Rocklands rejected a A56c per share takeover offer from Jindal back in February, but other opportunities came up during the negotiations in India.
Jindal was disposing of its coal tailings and waste by backfilling mined-out areas.
Rocklands manufactures metallurgical coke in China and proposed using available Chinese technology to produce sintered bricks from the coal waste.
“The process does not require an external fuel source to produce the heat required to fuse the brick particles together, making it energy-efficient,” the Perth-based company said.
“Sintered bricks have a higher compressive strength and are harder than clay-fired bricks. They are also lighter, size for size, than clay bricks.
“Both parties see this as an environmentally friendly project and foresee a huge demand in India for the bricks.”

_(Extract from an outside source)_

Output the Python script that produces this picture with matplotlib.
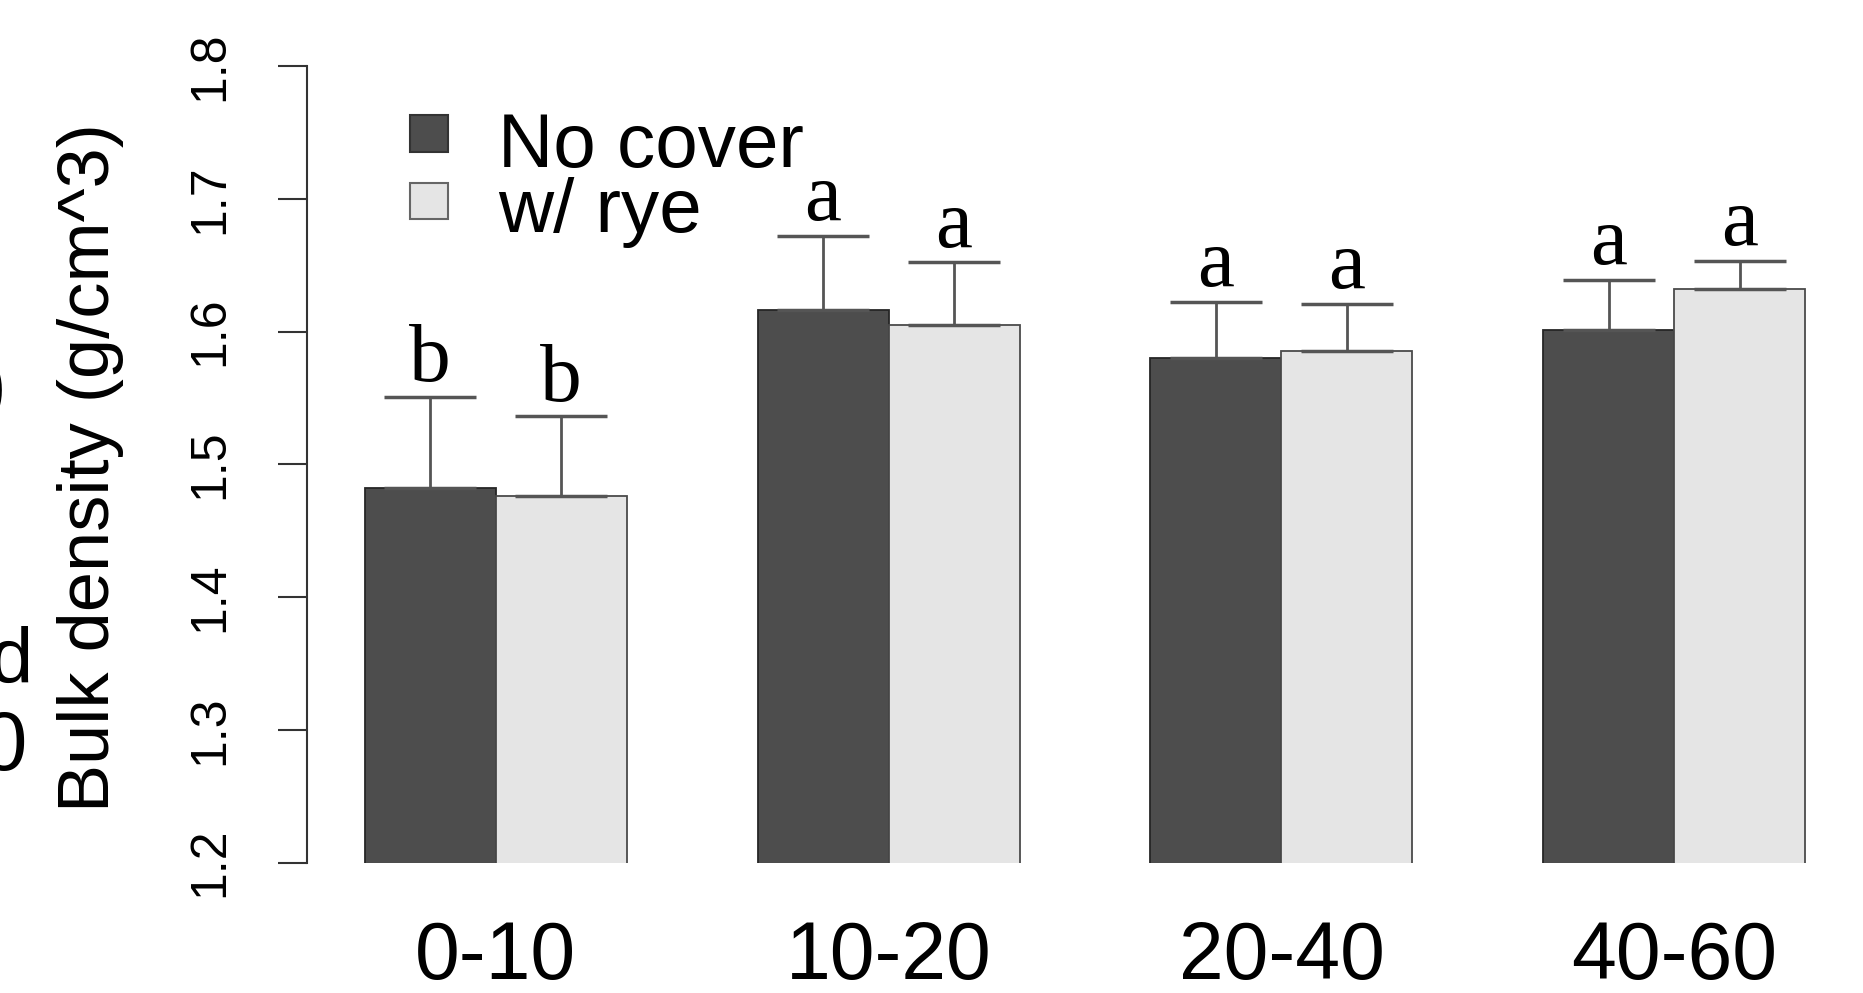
import numpy as np
import matplotlib
matplotlib.use('Agg')
import matplotlib.pyplot as plt
from matplotlib.patches import Rectangle

# ============= data ============================================
depths = ['0-10', '10-20', '20-40', '40-60']
no_cover = [1.482, 1.616, 1.580, 1.601]
no_cover_se = [0.069, 0.056, 0.042, 0.038]
rye = [1.476, 1.605, 1.585, 1.632]
rye_se = [0.060, 0.047, 0.036, 0.021]
letters_no_cover = ['b', 'a', 'a', 'a']
letters_rye = ['b', 'a', 'a', 'a']
series_names = ['No cover', 'w/ rye']

dark = '#4d4d4d'
light = '#e5e5e5'
W, H = 1863, 993


def fx(px):
    return px / W


def fy(py):
    return 1 - py / H


fig = plt.figure(figsize=(W / 100, H / 100), dpi=100)
ax = fig.add_axes([fx(307), fy(862.5), 1 - fx(307), fy(66) - fy(862.5)])

# barplot(beside=TRUE, space=c(0,1)) layout
grp = np.arange(len(depths)) * 3
x_nc = grp + 1.5
x_rye = grp + 2.5

ax.bar(x_nc, no_cover, width=1, color=dark, edgecolor='#262626', linewidth=1.3)
ax.bar(x_rye, rye, width=1, color=light, edgecolor='#4a4a4a', linewidth=1.3)

for xs, ys, es in [(x_nc, no_cover, no_cover_se), (x_rye, rye, rye_se)]:
    ax.errorbar(xs, ys, yerr=[np.zeros(len(es)), es], fmt='none',
                ecolor='#555555', elinewidth=2, capsize=33, capthick=2.5)

for xs, ys, es, labs in [(x_nc, no_cover, no_cover_se, letters_no_cover),
                         (x_rye, rye, rye_se, letters_rye)]:
    for xi, yi, ei, lb in zip(xs, ys, es, labs):
        ax.text(xi, yi + ei + 0.012, lb, ha='center', va='baseline',
                fontsize=60, family='Liberation Serif', color='black', clip_on=False)

ax.set_xlim(0.56, 12.44)
ax.set_ylim(1.2, 1.8)
for s in ['top', 'right', 'bottom']:
    ax.spines[s].set_visible(False)
ax.spines['left'].set_linewidth(1.5)
ax.spines['left'].set_color('#333333')

ax.set_yticks(np.arange(1.2, 1.81, 0.1))
ax.set_yticklabels([f'{v:.1f}' for v in np.arange(1.2, 1.81, 0.1)],
                   rotation=90, va='center', family='Liberation Sans', fontsize=36)
ax.tick_params(axis='y', length=21, width=1.5, color='#333333', pad=32)
ax.set_xticks([])

tr = ax.get_xaxis_transform()
for xi, lab in zip(grp + 2, depths):
    ax.text(xi, (862.5 - 979) / (862.5 - 66), lab, transform=tr, ha='center', va='baseline',
            fontsize=58, family='Liberation Sans', clip_on=False)

fig.text(fx(91), fy(468), 'Bulk density (g/cm^3)', rotation=90, ha='center', va='center',
         fontsize=52, family='Liberation Sans')

# legend
for (top, bot), col, ec, name, base in [((115, 152), dark, '#333333', series_names[0], 167),
                                        ((183, 219), light, '#666666', series_names[1], 232)]:
    fig.add_artist(Rectangle((fx(410), fy(bot)), fx(448) - fx(410), fy(top) - fy(bot),
                             transform=fig.transFigure, facecolor=col, edgecolor=ec, linewidth=1.5))
    fig.text(fx(498), fy(base), name, ha='left', va='baseline', fontsize=55,
             family='Liberation Sans')

# text of a neighbouring panel cut off at the left edge
fig.text(fx(6), fy(390), ')', ha='right', va='center', fontsize=58, family='Liberation Sans')
fig.text(fx(33), fy(683), 'd', ha='right', va='baseline', fontsize=56, family='Liberation Sans')
fig.text(fx(27), fy(770), '0', ha='right', va='baseline', fontsize=60, family='Liberation Sans')

plt.savefig('out.png', dpi=100)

The new JV is looking at a $US10 million plant capable of producing 150,000 tonnes of the bricks per annum, with the option of ramping up to 600,000tpa in up to three years.
The first of two planned production lines could be up and running by April 2011.
Both companies will also work together to advance Rocklands’ coking coal projects in Queensland, with Jindal agreeing to produce draft development plans.
Rocklands’ Hillalong project 100km west of Mackay has total JORC-compliant coal resources of 61.3 million tonnes, while its namesake project 40km south of Blackwater has total resources of 880Mt.
Over to China, Jindal has agreed to help Rocklands start a feasibility study for its coke oven expansion project to increase coke production by 800,000t.
Under the agreements struck this week, Jindal will also win a board position in Rocklands should its stakeholding of the junior get above 14%.
Rocklands chairman Benny Wu said the agreements with Jindal were an unexpected breakthrough.
Jindal holds 13.6% of Rocklands.
Shares in Rocklands closed down half a cent to 25c yesterday.